“I’ve always had that love of music that community radio has, as well as the political side, the social side, the community side”.
Elliot is acutely aware of the difficult financial context within which community radio exists. And for community radio station 3CR, which unlike fellow community broadcasters Triple R and PBS eschews sponsorship, the struggle to maintain a functioning transmission and programming infrastructure is even tougher.
Elliot has been involved in community radio for 40 years, since the early days of RMIT’s community radio station back in the 1970s. “I tended to get into trouble a lot at Triple R and PBS,” Elliot says. “I got the notorious letter from the program manager saying that I’d played a song with the word ‘fuck’ in there. They had to do that because it was part of the charter, and the Broadcasting Tribunal was very tough on that in those days. Now when you hear stuff on Triple R, PBS and 3CR like Too Drunk to Fuck, there’s no come back. It’s now within the limits. Times have definitely changed.”
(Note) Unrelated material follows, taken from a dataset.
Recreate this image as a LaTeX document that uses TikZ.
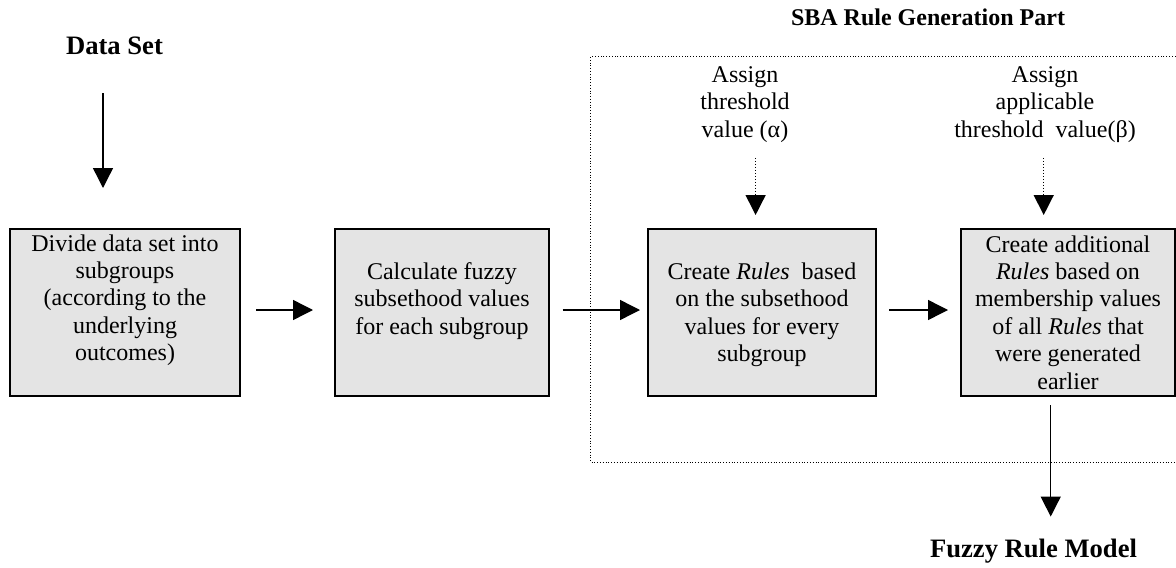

3CR was conceived in the dying days of the Whitlam Government in late 1975, when a cooperative of community organisations was awarded a limited commercial radio licence by the then Broadcasting Minister, Moss Cass. From its initial establishment, 3CR was avowedly radical in its programming. Fittingly, 3CR’s first broadcast was on May 1, the annual international celebration of the trade union movement and working class politics.
“3CR is very left wing and it wears that on its sleeve,” Elliot says. “The other community radio stations have people behind it with progressive politics, but with 3CR it’s very overt.”
3CR’s ongoing radical edge is illustrated by programs devoted to LGBTI, Indigenous and other progressive causes. In the time-honoured fashion of radical politics, 3CR has also had its share of fractious ideological divisions, with splits between Maoists, Leninists and anarchist factions. “But that’s all settled down now,” Elliot says.
Like other community radio stations, 3CR is heavily dependent on listener subscriptions. But because 3CR doesn’t accept paid sponsorship or other advertising, 3CR relies on regular fundraisers to meet its operating costs. “That was a conscious decision so that the station was more independent,” Elliot says. “The money they get is subscriptions, donations, bequests and benefits.”
Because of his support for the 3CR cause – and community radio generally – Elliot set about organising a fundraising event. One event quickly became two, a spoken-word oriented show at Bella Union and a music-themed fundraising gig at Northcote Social Club.
Melbourne comedian and community radio broadcaster Fiona Scott-Norman will be reprising her The Needle and the Damage Done stage show. Accompanying Scott-Norman on the Thursday night bill will be Clem Bastow, Casey Bennetto, Scott Edgar and Christos Tsiolkas for a performance of their free association radio show, Superfluity 3RRR. Renowned music historian Ian McFarlane will also launch the new edition of his Encyclopedia of Australian Rock and Pop.
With various musical acts also agreeing to contribute to the cause, Elliot quickly realised that he had more than enough – too much, in fact, for a single show. “We decided to have a show specifically for the rock acts – Ekranoplans, Winter Sun and BJ Morriszonkle, who people probably haven’t heard a lot of. BJ Morriszonkle is the epitome of creativity. He’s an absolute one-off.”
A world without 3CR, Elliot says, is a fundamentally diluted cultural and political environment. “Community radio serves all these little pockets of music from all around the world. Unless community radio plays it, it’ll never be played on the radio,” Elliot says.
“I think 3CR gives marginalised people the power of voice, in creative arts and in the political side of things. If we don’t have community stations like 3CR, the world is much more flat and grey, and everything is reduced to money. We need to give the opportunity for people who don’t have a voice, to actually have a voice, and to be able to get out there.”